Plots of toluene/methylcyclohexane ratios versus: (A) δ13C values of toluene; (B) δD values of toluene; (C) δ13C values of methylcyclohexane; and (D) δD values of methyl cyclohexane in Tazhong light crude oils.
Conclusions
A total of 89 crude oils were analyzed in this study with emphasis on TZ light crude oil aromatic hydrocarbons from different structural zones. The aim of this study was to evaluate the geochemical parameters of these crude oils and to investigate their stable carbon/hydrogen isotope ratios.
Results reveal that the crude oils from TZ area are highly mature, especially true for the light crude oils. At high mature stage the normal biomarker parameters are invalid and then the aromatic hydrocarbon compounds are the main study targets in this work. The distribution of aromatic hydrocarbons is different between crude oils from different structural zone. Thus, the MN/DMN, DMN/TMN, MCH/Tol, DBT/phenanthrene, and naphthalene/phenanthrene ratios of crude oils from the TZ Number I fault zone range widely while those from the TZ Number 10 structural zone encompass a relatively narrow range of variation. This difference highlights the fact that the TZ Number I fault zone experienced more intense structural movements than the TZ Number 10 structural zone. The former also formed a more effective migration pathway as a result; thus, the crude oils that formed within the TZ Number I fault zone have undergone several charging phases and are more complicated in composition.

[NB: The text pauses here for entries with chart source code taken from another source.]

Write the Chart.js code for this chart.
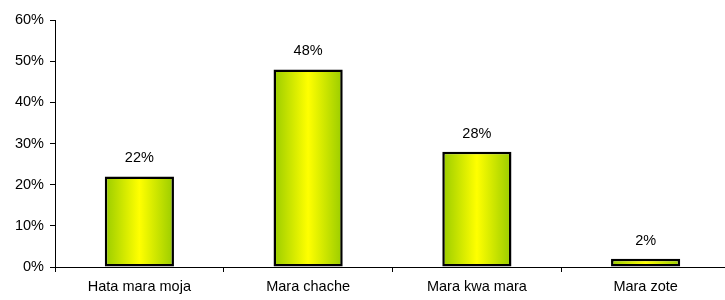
<!DOCTYPE html>
<html>
<head>
<meta charset="utf-8">
<script src="https://cdn.jsdelivr.net/npm/chart.js@4/dist/chart.umd.min.js"></script>
<style>
html,body{margin:0;padding:0;background:#fff;overflow:hidden;}
#wrap{width:730px;height:300px;position:relative;}
</style>
</head>
<body>
<div id="wrap"><canvas id="c"></canvas></div>
<script>
const categories = ["Hata mara moja", "Mara chache", "Mara kwa mara", "Mara zote"];
const values = [22, 48, 28, 2];
const yTicks = [0, 10, 20, 30, 40, 50, 60];

const FONT = "'Liberation Sans', Arial, sans-serif";
const FSIZE = 14.5;
const BAR_PCT = 0.41;

const labelPlugin = {
  id: 'valueLabels',
  afterDatasetsDraw(chart) {
    const ctx = chart.ctx;
    const meta = chart.getDatasetMeta(0);
    ctx.save();
    ctx.font = FSIZE + "px " + FONT;
    ctx.fillStyle = '#000';
    ctx.textAlign = 'center';
    ctx.textBaseline = 'alphabetic';
    meta.data.forEach((el, i) => {
      ctx.fillText(values[i] + '%', el.x, el.y - 14);
    });
    ctx.restore();
  }
};

function barGradient(context) {
  const chart = context.chart;
  const xs = chart.scales && chart.scales.x;
  if (!xs || !chart.chartArea) return '#ffff00';
  const c = xs.getPixelForValue(context.dataIndex);
  const w = (xs.width / categories.length) * BAR_PCT;
  const g = chart.ctx.createLinearGradient(c - w / 2, 0, c + w / 2, 0);
  g.addColorStop(0, '#99cc00');
  g.addColorStop(0.5, '#ffff00');
  g.addColorStop(1, '#99cc00');
  return g;
}

new Chart(document.getElementById('c'), {
  type: 'bar',
  data: {
    labels: categories,
    datasets: [{
      data: values,
      backgroundColor: barGradient,
      borderColor: '#000',
      borderWidth: 2.5,
      borderSkipped: false,
      categoryPercentage: 1,
      barPercentage: BAR_PCT
    }]
  },
  options: {
    responsive: true,
    maintainAspectRatio: false,
    animation: false,
    layout: { padding: { left: 0, top: 20, right: 0, bottom: 0 } },
    plugins: { legend: { display: false }, tooltip: { enabled: false } },
    scales: {
      y: {
        min: 0, max: 60,
        afterBuildTicks(scale) { scale.ticks = yTicks.map(v => ({ value: v })); },
        afterFit(scale) { scale.width = 55; },
        ticks: {
          callback: v => v + '%',
          color: '#000',
          font: { family: FONT, size: FSIZE },
          padding: 6
        },
        grid: { drawOnChartArea: false, drawTicks: true, tickLength: 5, color: '#000' },
        border: { display: true, color: '#000', width: 1 }
      },
      x: {
        afterFit(scale) { scale.height = 33; },
        ticks: {
          color: '#000',
          font: { family: FONT, size: FSIZE },
          padding: 6
        },
        grid: { offset: true, drawOnChartArea: false, drawTicks: true, tickLength: 5, color: '#000' },
        border: { display: true, color: '#000', width: 1 }
      }
    }
  },
  plugins: [labelPlugin]
});
</script>
</body>
</html>
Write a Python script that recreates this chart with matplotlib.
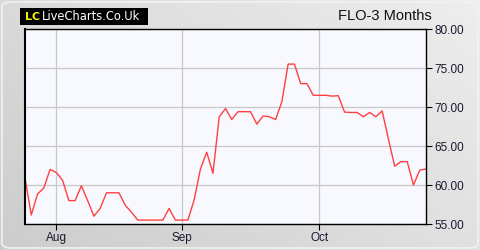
import numpy as np
import pandas as pd
import matplotlib
matplotlib.use("Agg")
import matplotlib.pyplot as plt
from matplotlib.patches import FancyBboxPatch, Rectangle

# daily closes, 25 Jul - 24 Oct (UK trading days)
prices = [60.9, 56.15, 58.85, 59.6, 62.0, 61.6, 60.6, 58.0, 58.0, 59.9,
          58.0, 56.0, 57.0, 59.0, 59.0, 59.0, 57.4, 56.5, 55.5, 55.5,
          55.5, 55.5, 55.5, 57.0, 55.5, 55.5, 55.5, 58.1, 62.05, 64.2,
          61.5, 68.75, 69.8, 68.4, 69.4, 69.4, 69.4, 67.8, 68.85, 68.75,
          68.4, 70.7, 75.5, 75.5, 73.0, 73.0, 71.5, 71.5, 71.5, 71.4,
          71.45, 69.35, 69.3, 69.3, 68.75, 69.3, 68.75, 69.5, 65.9, 62.4,
          63.0, 63.0, 60.0, 61.9, 62.05]
days = pd.bdate_range("2025-07-25", "2025-10-24")
days = days[days != pd.Timestamp("2025-08-25")]  # bank holiday
y_ticks = [55, 60, 65, 70, 75, 80]

x = np.arange(len(prices))
month_starts = [i for i in range(1, len(days)) if days[i].month != days[i - 1].month]
month_labels = [days[i].strftime("%b") for i in month_starts]

plt.rcParams["font.family"] = ["Liberation Sans", "DejaVu Sans"]

fig = plt.figure(figsize=(4.8, 2.5), dpi=100)

# grey gradient backdrop
bg = fig.add_axes([0, 0, 1, 1], zorder=-10)
gx, gy = np.meshgrid(np.linspace(0, 1, 200), np.linspace(0, 1, 100))
grad = 0.80 + 0.13 * (0.6 * gx + 0.4 * (1 - gy))
bg.imshow(grad, cmap="gray", vmin=0, vmax=1, aspect="auto", extent=[0, 1, 0, 1])
bg.add_patch(FancyBboxPatch((0.004, 0.008), 0.992, 0.984,
                            boxstyle="round,pad=0,rounding_size=0.02",
                            fc="none", ec="#f2f2f2", lw=1.2,
                            transform=bg.transAxes))
bg.set_xlim(0, 1)
bg.set_ylim(0, 1)
bg.axis("off")

ax = fig.add_axes([25 / 480, 26 / 250, 401 / 480, 195 / 250])
ax.set_facecolor("#f8f9ff")
ax.plot(x, prices, color="#ff4040", lw=1.0)

ax.set_xlim(0, len(prices) - 1)
ax.set_ylim(55, 80)
ax.set_yticks(y_ticks)
ax.set_yticklabels([f"{v:.2f}" for v in y_ticks])
ax.set_xticks(month_starts)
ax.set_xticklabels(month_labels)
ax.yaxis.tick_right()
ax.tick_params(axis="both", labelsize=8.5, length=4, width=0.8, colors="black",
               labelcolor="#1a1a30", pad=2)
ax.grid(True, color="#c8c8c8", lw=0.9)
ax.set_axisbelow(True)
for s in ax.spines.values():
    s.set_color("black")
    s.set_linewidth(1.0)
ax.spines["left"].set_linewidth(1.5)

fig.text(432 / 480, 1 - 16 / 250, "FLO-3 Months", ha="right", va="center",
         fontsize=10.5, color="#111111")

# logo
fig.patches.append(Rectangle((20 / 480, 1 - 25 / 250), 128 / 480, 17 / 250,
                             transform=fig.transFigure, fc="black", ec="none"))
fig.text(25 / 480, 1 - 16.5 / 250, "LC", ha="left", va="center", fontsize=8,
         fontweight="bold", color="#f2f200", family="DejaVu Sans")
fig.text(42 / 480, 1 - 16.5 / 250, "LiveCharts.Co.Uk", ha="left", va="center",
         fontsize=8.3, color="white", family="DejaVu Sans")

fig.savefig("out.png", dpi=100)
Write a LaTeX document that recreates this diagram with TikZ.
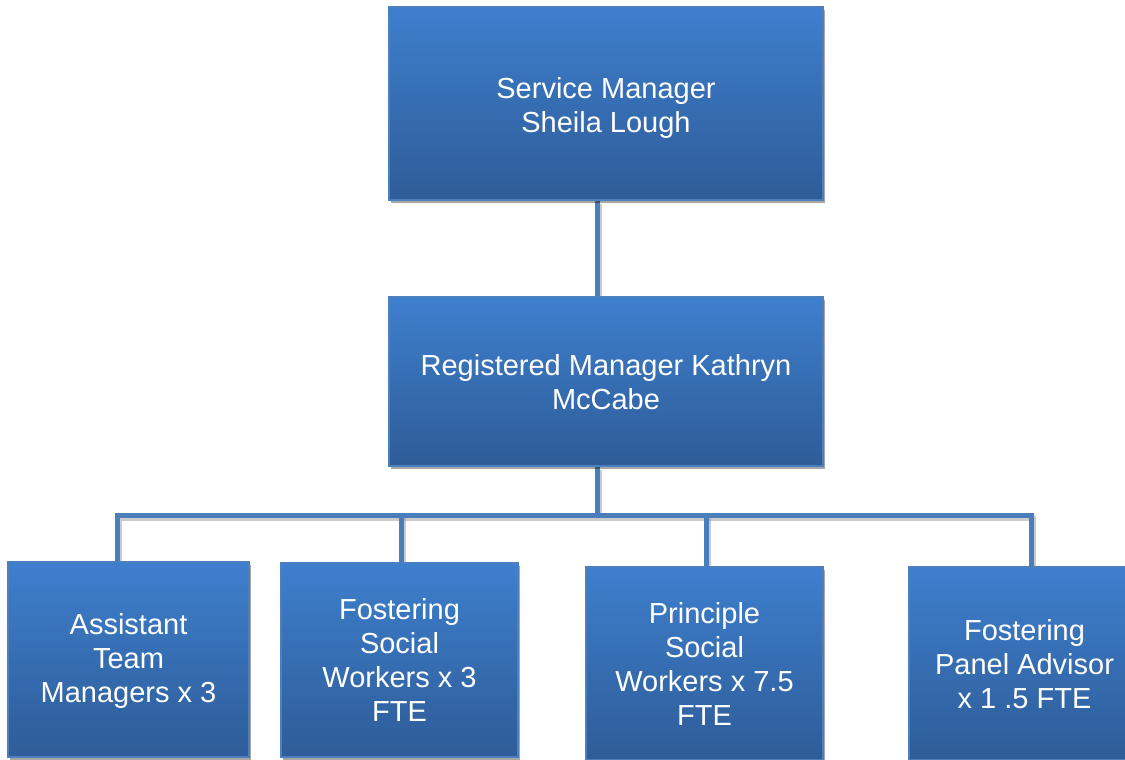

The distribution of stable carbon/hydrogen isotope values revealed by this study indicates a relationship between the origin of toluene and methylcyclohexane. Toluene can be derived from the dehydrogenation of methylcyclohexane in crude oils. Nevertheless, the ratios of toluene and methylcyclohexane are complicated within the TZ area and no regular pattern is evident due to multiple charging events and the complex geological evolution of the TZ area. The results of this study nevertheless reveal that the geochemical characteristics and significance of toluene and methylcyclohexane in light crude oils are worthy of further study.
Footnotes
Declaration of conflicting interests
The author(s) declared no potential conflicts of interest with respect to the research, authorship, and/or publication of this article.
Funding
The author(s) disclosed receipt of the following financial support for the research, authorship and/or publication of this article: This work was financially supported by the National Natural Science Foundation of China (Grant No. 41472109), the Strategic Priority Research Program of the Chinese Academy of Sciences (XDA14010103) and the National Oil and Gas Project of China (2017ZX05008002).